Nadat [verweerder] niet ter terechtzitting was verschenen, heeft de Rechtbank bij verstekvonnis van 12 maart 1998 de vordering toegewezen.
Tegen voormeld verstekvonnis is [verweerder] bij exploit van 9 april 1998 in verzet gekomen. [Verweerder] heeft gevorderd om bij uitvoerbaar bij voorraad te verklaren vonnis haar goed opposant te verklaren en haar te ontheffen van de tegen haar uitgesproken veroordeling bij voormeld verstekvonnis onder afwijzing van de vordering van [eiser].
[Eiser] heeft in oppositie de vordering bestreden.
De Rechtbank heeft bij vonnis van 14 januari 1999 [verweerder] tot goed opposante verklaard, [verweerder] ontheven van de veroordeling uitgesproken bij voormeld verstekvonnis onder afwijzing van de vordering van [eiser] en het meer of anders gevorderde afgewezen.
Tegen het vonnis van de Rechtbank van 14 januari 1999 heeft [eiser] hoger beroep ingesteld bij het Gerechtshof te 's-Hertogenbosch. Bij memorie van grieven heeft [eiser] zijn vordering beperkt tot een bedrag van ƒ 113.110,36, te vermeerderen met de wettelijke rente over de hoofdsom ad ƒ 96.410,-- vanaf 1 december 1994 tot aan de datum van de algehele voldoening.
[Verweerder] heeft incidenteel hoger beroep ingesteld.
Bij arrest van 3 oktober 2000 heeft het Hof in het principaal appel het vonnis van de Rechtbank van 14 januari 1999 bevestigd en in het incidenteel appel verstaan dat dit appel geen behandeling behoeft.
Het arrest van het Hof is aan dit arrest gehecht.
2. Het geding in cassatie
Tegen het arrest van het Hof heeft [eiser] beroep in cassatie ingesteld. De cassatiedagvaarding is aan dit arrest gehecht en maakt daarvan deel uit.
[Verweerder] heeft geconcludeerd tot verwerping van het beroep.
De zaak is voor partijen toegelicht door hun advocaten.
De conclusie van de Advocaat-Generaal L. Strikwerda strekt tot verwerping van het beroep.
De advocaat van [eiser] heeft bij brief van 17 september 2002 op die conclusie gereageerd.

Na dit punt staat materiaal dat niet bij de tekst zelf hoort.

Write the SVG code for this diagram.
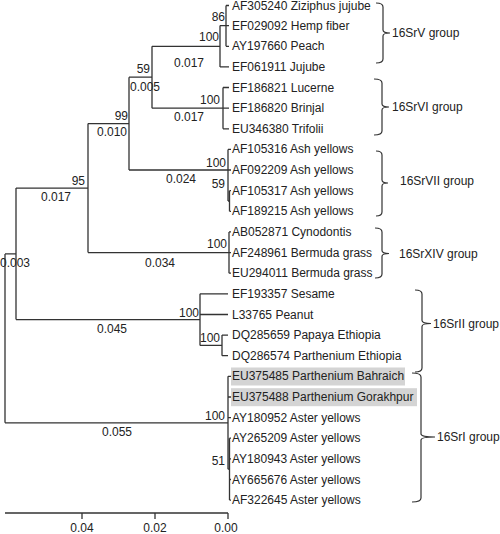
<svg xmlns="http://www.w3.org/2000/svg" width="500" height="534" viewBox="0 0 500 534">
<style>
text{font-family:"Liberation Sans",Arial,sans-serif;font-size:12px;fill:#222}
.s{text-anchor:end}
.m{text-anchor:middle}
.e path,.e line{stroke:#333;stroke-width:1.3;fill:none}
.b{stroke:#333;stroke-width:1.2;fill:none}
.hl{fill:#d4d4d4}
</style>
<rect width="500" height="534" fill="#fff"/>
<g id="highlights">
<rect class="hl" x="231" y="367.5" width="174" height="18"/>
<rect class="hl" x="231" y="388.2" width="186" height="18"/>
</g>
<g id="connectors" class="e">
<path d="M5,253.9V422.8M5,253.9H16M5,422.8H228"/>
<path d="M16,188.1V319.6M16,188.1H88M16,319.6H200"/>
<path d="M88,123.6V252.6M88,123.6H129M88,252.6H229"/>
<path d="M129,77.2V170M129,77.2H152M129,170H228"/>
<path d="M152,46.3V108.2M152,46.3H220M152,108.2H223"/>
<path d="M220,25.6V66.9M220,25.6H226M220,66.9H229"/>
<path d="M226,5.5V46.3M226,5.5H229M226,25.6H229M226,46.3H229"/>
<path d="M223,87.5V128.8M223,87.5H229M223,108.2H229M223,128.8H229"/>
<path d="M228,149.4V201M228,149.4H231M228,170H231M228,201H229.5M229.5,190.7V211.3M229.5,190.7H231M229.5,211.3H231"/>
<path d="M229,231.9V273.2M229,231.9H231M229,252.6H231M229,273.2H231"/>
<path d="M200,293.8V345.4M200,293.8H228M200,314.5H228M200,345.4H222M222,335.1V355.7M222,335.1H228M222,355.7H228"/>
<path d="M228,376.3V469.2M228,376.3H231M228,397H231M228,417.6H231M228,469.2H229.5M229.5,438.2V500.1M229.5,438.2H231M229.5,458.9H231M229.5,479.5H231M229.5,500.1H231"/>
</g>
<g id="support-values">
<text class="s" x="225" y="21">86</text>
<text class="s" x="219" y="41">100</text>
<text class="s" x="150" y="73">59</text>
<text class="s" x="220" y="104">100</text>
<text class="s" x="128" y="120">99</text>
<text class="s" x="226" y="167">100</text>
<text class="s" x="225" y="188">59</text>
<text class="s" x="85" y="185">95</text>
<text class="s" x="227" y="248">100</text>
<text class="s" x="199" y="317">100</text>
<text class="s" x="220" y="342">100</text>
<text class="s" x="225" y="420">100</text>
<text class="s" x="225" y="465">51</text>
</g>
<g id="branch-lengths">
<text class="m" x="189" y="67">0.017</text>
<text class="m" x="145" y="91">0.005</text>
<text class="m" x="189" y="121">0.017</text>
<text class="m" x="112" y="136">0.010</text>
<text class="m" x="181" y="183">0.024</text>
<text class="m" x="56" y="201">0.017</text>
<text class="m" x="15" y="266.5">0.003</text>
<text class="m" x="160" y="267">0.034</text>
<text class="m" x="112" y="333">0.045</text>
<text class="m" x="117" y="436">0.055</text>
</g>
<g id="leaves">
<text x="232" y="10">AF305240 Ziziphus jujube</text>
<text x="232" y="29.6">EF029092 Hemp fiber</text>
<text x="232" y="50.3">AY197660 Peach</text>
<text x="232" y="70.9">EF061911 Jujube</text>
<text x="232" y="91.5">EF186821 Lucerne</text>
<text x="232" y="112.2">EF186820 Brinjal</text>
<text x="232" y="132.8">EU346380 Trifolii</text>
<text x="232" y="153.4">AF105316 Ash yellows</text>
<text x="232" y="174">AF092209 Ash yellows</text>
<text x="232" y="194.7">AF105317 Ash yellows</text>
<text x="232" y="215.3">AF189215 Ash yellows</text>
<text x="232" y="235.9">AB052871 Cynodontis</text>
<text x="232" y="256.6">AF248961 Bermuda grass</text>
<text x="232" y="277.2">EU294011 Bermuda grass</text>
<text x="232" y="297.8">EF193357 Sesame</text>
<text x="232" y="318.5">L33765 Peanut</text>
<text x="232" y="339.1">DQ285659 Papaya Ethiopia</text>
<text x="232" y="359.7">DQ286574 Parthenium Ethiopia</text>
<text x="232" y="380.3">EU375485 Parthenium Bahraich</text>
<text x="232" y="401">EU375488 Parthenium Gorakhpur</text>
<text x="232" y="421.6">AY180952 Aster yellows</text>
<text x="232" y="442.2">AY265209 Aster yellows</text>
<text x="232" y="462.9">AY180943 Aster yellows</text>
<text x="232" y="483.5">AY665676 Aster yellows</text>
<text x="232" y="504.1">AF322645 Aster yellows</text>
</g>
<g id="group-16SrV">
<path class="b" d="M376,3Q383,3 383,7V30Q383,33 390,33Q383,33 383,36V59Q383,63 376,63"/>
<text x="392" y="37">16SrV group</text>
</g>
<g id="group-16SrVI">
<path class="b" d="M374,79Q382,79 382,83V104Q382,107 389,107Q382,107 382,110V131Q382,135 374,135"/>
<text x="392" y="111">16SrVI group</text>
</g>
<g id="group-16SrVII">
<path class="b" d="M376,151Q382,151 382,155V180Q382,183 388,183Q382,183 382,186V212Q382,216 376,216"/>
<text x="400" y="185">16SrVII group</text>
</g>
<g id="group-16SrXIV">
<path class="b" d="M375,228Q382,228 382,232V250.5Q382,253.5 389,253.5Q382,253.5 382,256.5V274Q382,278 375,278"/>
<text x="399" y="258">16SrXIV group</text>
</g>
<g id="group-16SrII">
<path class="b" d="M415,290Q422,290 422,294V320.5Q422,323.5 431,323.5Q422,323.5 422,326.5V368Q422,372 415,372"/>
<text x="433" y="328">16SrII group</text>
</g>
<g id="group-16SrI">
<path class="b" d="M412,373Q421,373 421,377V434Q421,437 435,437Q421,437 421,440V498Q421,502 412,502"/>
<text x="437" y="441">16SrI group</text>
</g>
<g id="scale-axis" class="e">
<path d="M5,513H228M82,513V519M155,513V519M228,513V519"/>
</g>
<g id="scale-labels">
<text class="m" x="82" y="532">0.04</text>
<text class="m" x="155" y="532">0.02</text>
<text class="m" x="226" y="532">0.00</text>
</g>
</svg>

3. Beoordeling van de middelen
De in de middelen aangevoerde klachten kunnen niet tot cassatie leiden. Zulks behoeft, gezien artikel 81 RO, geen nadere motivering nu de klachten niet nopen tot beantwoording van rechtsvragen in het belang van de rechtseenheid of de rechtsontwikkeling.
4. Beslissing
De Hoge Raad:
verwerpt het beroep;
veroordeelt [eiser] in de kosten van het geding in cassatie, tot op deze uitspraak aan de zijde van [verweerder] begroot op € 1.405,45 aan verschotten en € 1.365,-- voor salaris.
Dit arrest is gewezen door de raadsheren J.B. Fleers, als voorzitter, A.G. Pos en P.C. Kop, en in het openbaar uitgesproken door de raadsheer A. Hammerstein op 1 november 2002.